PH2 and Obj. are usually trialed if the dog stays with his handler (competion, breeding, companion/pet).


----------



## Greg Leavitt (Aug 31, 2006)

I see on your website that you dont ship pups whats the reason for this? Also do you know of any ph1 dogs available? I would love to get one.


----------



## Renee Utley (Feb 6, 2007)

Greg,are they buying these dogs fully trained or are they purchasing adults simply with sport titles and no further training. I have several KNPV trained Dutch Shepherds and just picked up two Mals at the airport yesterday. BUT,the dog still must be thoroughly evaluated for police work


----------



## Greg Leavitt (Aug 31, 2006)

Renee please email me with details, local deptments are looking for dogs with bitework, that can be evaled and trained further to do patrol work. They were told that sch dogs would be good and I have recently been explaining why dogs with a knpv or ring or for that matter most sports would be better than sch. I personally want a knpv german shepherd to compete and do other sport and demos for police with. Greg

[email protected]


----------



## Selena van Leeuwen (Mar 29, 2006)

Greg Leavitt said:


> I see on your website that you dont ship pups whats the reason for this? Also do you know of any ph1 dogs available?

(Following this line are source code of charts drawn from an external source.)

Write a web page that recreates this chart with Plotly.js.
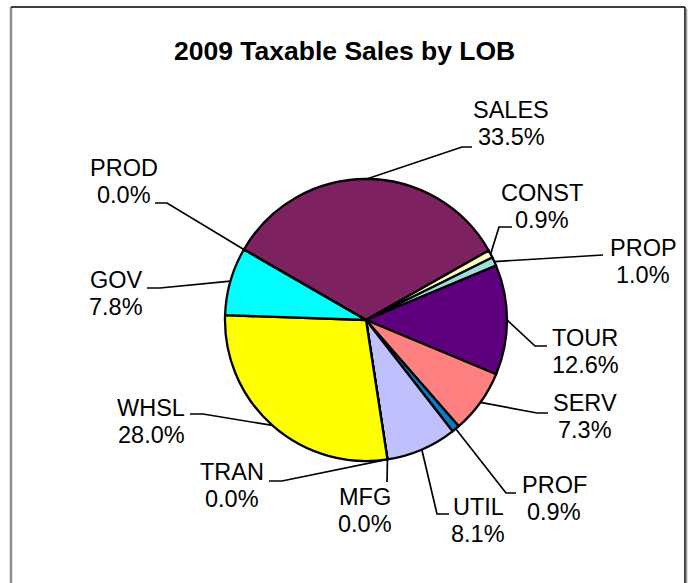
<!DOCTYPE html>
<html>
<head>
<meta charset="utf-8">
<script src="https://cdn.plot.ly/plotly-3.0.1.min.js"></script>
<style>
  html, body { margin: 0; padding: 0; background: #ffffff; }
  #chart { width: 691px; height: 583px; }
</style>
</head>
<body>
<div id="chart"></div>
<script>
// ---- data ----
const categories = ["SALES", "CONST", "PROP", "TOUR", "SERV", "PROF", "UTIL", "MFG", "TRAN", "WHSL", "GOV", "PROD"];
const shares = [33.5, 0.9, 1.0, 12.6, 7.3, 0.9, 8.1, 0.0, 0.0, 28.0, 7.8, 0.0];
const sliceColors = ["#7E2160", "#FFFFC0", "#9FDCDC", "#5E007E", "#FF8080", "#0A7CC0", "#C0C0FF", "#FFFF99", "#FFFFFF", "#FFFF00", "#00FFFF", "#CC99FF"];
const chartTitle = "2009 Taxable Sales by LOB";

// ---- layout geometry (pixels) ----
const W = 691, H = 583;
const CX = 366, CY = 320, R = 141;
const ROTATION = 300; // degrees clockwise from 12 o'clock where first slice starts

// label placement: [textCenterX, nameLineCenterY, elbowX, elbowY, endX]
const labelPlacement = {
  SALES: [511, 110, 462, 147, 472],
  CONST: [542, 193, 499, 227, 512],
  PROP:  [643, 248, 603, 255, 603],
  TOUR:  [585, 338, 535, 346, 547],
  SERV:  [585, 403, 537, 413, 548],
  PROF:  [554, 485, 506, 493, 516],
  UTIL:  [478, 507, 437, 514, 449],
  MFG:   [365, 497, 387, 482, 387],
  TRAN:  [232, 472, 282, 481, 269],
  WHSL:  [151, 408, 203, 414, 190],
  GOV:   [116, 280, 160, 288, 147],
  PROD:  [124, 168, 167, 203, 155]
};
const LINE_GAP = 27;

const px = x => x / W;
const py = y => 1 - y / H;

const total = shares.reduce((a, b) => a + b, 0);
const annotations = [];
const shapes = [];

let cum = 0;
categories.forEach((name, i) => {
  const frac = shares[i] / total;
  const midDeg = ROTATION + (cum + frac / 2) * 360;
  cum += frac;
  const a = midDeg * Math.PI / 180;
  const ex = CX + R * Math.sin(a);
  const ey = CY - R * Math.cos(a);
  const p = labelPlacement[name];
  const pct = (frac * 100).toFixed(1) + "%";
  annotations.push({
    xref: "paper", yref: "paper", x: px(p[0]), y: py(p[1]),
    xanchor: "center", yanchor: "middle", showarrow: false,
    text: name, font: { family: "Liberation Sans, Arial, sans-serif", size: 23.5, color: "#000" }
  });
  annotations.push({
    xref: "paper", yref: "paper", x: px(p[0]), y: py(p[1] + LINE_GAP),
    xanchor: "center", yanchor: "middle", showarrow: false,
    text: pct, font: { family: "Liberation Sans, Arial, sans-serif", size: 23.5, color: "#000" }
  });
  shapes.push({
    type: "path", xref: "paper", yref: "paper",
    path: `M ${px(ex)} ${py(ey)} L ${px(p[2])} ${py(p[3])} L ${px(p[4])} ${py(p[3])}`,
    line: { color: "#000", width: 1.7 }
  });
});

// chart frame
shapes.push({ type: "line", xref: "paper", yref: "paper", x0: px(11), x1: px(11), y0: py(7), y1: py(600), line: { color: "#8c8c8c", width: 2.5 } });
shapes.push({ type: "line", xref: "paper", yref: "paper", x0: px(11), x1: px(685), y0: py(7), y1: py(7), line: { color: "#000", width: 1.5 } });
shapes.push({ type: "line", xref: "paper", yref: "paper", x0: px(685), x1: px(685), y0: py(7), y1: py(600), line: { color: "#000", width: 1.5 } });
shapes.push({ type: "line", xref: "paper", yref: "paper", x0: px(686.5), x1: px(686.5), y0: py(9), y1: py(600), line: { color: "#9a9a9a", width: 1.5 } });

annotations.push({
  xref: "paper", yref: "paper", x: px(344), y: py(51),
  xanchor: "center", yanchor: "middle", showarrow: false,
  text: "<b>" + chartTitle + "</b>",
  font: { family: "Liberation Sans, Arial, sans-serif", size: 26.5, color: "#000" }
});

const trace = {
  type: "pie",
  labels: categories,
  values: shares,
  sort: false,
  direction: "clockwise",
  rotation: ROTATION,
  textinfo: "none",
  hoverinfo: "label+percent",
  marker: { colors: sliceColors, line: { color: "#000", width: 2.3 } },
  domain: { x: [px(CX - R), px(CX + R)], y: [py(CY + R), py(CY - R)] },
  showlegend: false
};

const layout = {
  width: W, height: H,
  margin: { l: 0, r: 0, t: 0, b: 0 },
  paper_bgcolor: "#fff",
  showlegend: false,
  annotations: annotations,
  shapes: shapes
};

Plotly.newPlot("chart", [trace], layout, { displayModeBar: false, staticPlot: true });
</script>
</body>
</html>
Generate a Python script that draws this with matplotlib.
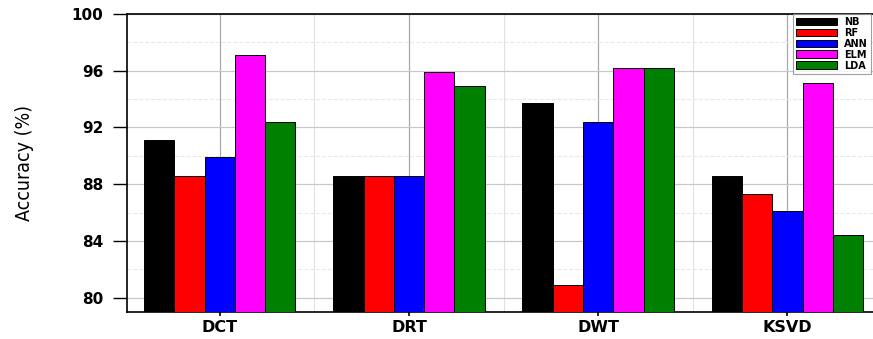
import matplotlib
matplotlib.use("Agg")
import matplotlib.pyplot as plt
import numpy as np
from matplotlib.ticker import MultipleLocator

# accuracy of each classifier per feature extraction method
methods = ["DCT", "DRT", "DWT", "KSVD"]
classifiers = ["NB", "RF", "ANN", "ELM", "LDA"]
nb = [91.1, 88.6, 93.7, 88.6]
rf = [88.6, 88.6, 80.9, 87.3]
ann = [89.9, 88.6, 92.4, 86.1]
elm = [97.1, 95.9, 96.2, 95.1]
lda = [92.4, 94.9, 96.2, 84.4]
colors = ["#000000", "#ff0000", "#0000ff", "#ff00ff", "#008000"]

series = [nb, rf, ann, elm, lda]

fig = plt.figure(figsize=(8.73, 3.39), dpi=100)
ax = fig.add_axes([0.1455, 0.080, 0.854, 0.879])

x = np.arange(len(methods))
w = 0.16
for i, (vals, name) in enumerate(zip(series, classifiers)):
    ax.bar(x + (i - 2) * w, vals, width=w, color=colors[i], edgecolor="black",
           linewidth=0.7, label=name, zorder=3)

ax.set_ylim(79, 100)
ax.set_xlim(-0.49, 3.45)
ax.yaxis.set_minor_locator(MultipleLocator(2))
ax.set_yticks([80, 84, 88, 92, 96, 100])
ax.set_xticks(x)
ax.set_xticks(x[:-1] + 0.5, minor=True)
ax.set_xticklabels(methods, fontsize=11.5, fontweight="bold")
ax.tick_params(axis="y", which="major", direction="out", length=10, width=1,
               labelsize=11, pad=7)
for lab in ax.get_yticklabels():
    lab.set_fontweight("bold")
ax.tick_params(axis="y", which="minor", length=0)
ax.tick_params(axis="x", which="major", direction="inout", length=6, width=1.2, pad=3)
ax.tick_params(axis="x", which="minor", length=0)

ax.grid(axis="y", which="major", color="#c8c8c8", linewidth=0.9, zorder=0)
ax.grid(axis="y", which="minor", color="#e8e8e8", linewidth=0.8, linestyle="--", zorder=0)
ax.grid(axis="x", which="major", color="#a8a8a8", linewidth=0.9, zorder=0)
ax.grid(axis="x", which="minor", color="#e0e0e0", linewidth=0.8, zorder=0)

for s in ["left", "bottom", "top"]:
    ax.spines[s].set_linewidth(1.2)
ax.spines["right"].set_visible(False)

ax.set_ylabel("Accuracy (%)", fontsize=14, fontstretch="condensed", labelpad=27)

leg = ax.legend(loc="upper right", bbox_to_anchor=(0.998, 1.0),
                prop={"weight": "bold", "size": 7}, handlelength=4.2, handleheight=0.85,
                labelspacing=0.1, borderaxespad=0, frameon=True, fancybox=False,
                borderpad=0.3, handletextpad=0.8)
leg.get_frame().set_edgecolor("#888888")
leg.get_frame().set_linewidth(0.8)
leg.set_zorder(5)

fig.savefig("out.png", dpi=100)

I would love to get one.


At the moment no, most PH1 dogs who will be sold are available after the spring trials in may, summertrial in juli or falltrial in october.

And we don´t ship puppies ´cause we want buyers to see the puppies in their own enviroment, shipping is a heavy experience for a little pup. And if they really, really want a pup of us, they will take this effort to travel to us:wink:


----------



## Renee Utley (Feb 6, 2007)

Well, good luck my friend finding a GSD capable of KNPV. Very,very few can hack it  . Get a Mal or a Dutchie   
I sell fully trained police service dogs. Nice dogs are very high overseas now. We are competing with a herd of folks for these nice dogs. For that reason,I rarely sell dogs unless fully trained. The days of picking up a nice titled dog for a reasonable amount are over. That is why I am breeding Mals,Dutchies and Labs. We Americans have got to STOP being dependent on Europe for our dogs. The shipping is sky high too. pardon the pun
I will email you privately and give you some suggestions though for folks that I know who will.


----------



## susan tuck (Mar 28, 2006)

I would check out Koos Hassing's Tiekerhook Kennel in the Netherlands for a GSD suitable for KNPV.


----------



## Selena van Leeuwen (Mar 29, 2006)

susan tuck said:


> I would check out Koos Hassing's Tiekerhook Kennel in the Netherlands for a GSD suitable for KNPV.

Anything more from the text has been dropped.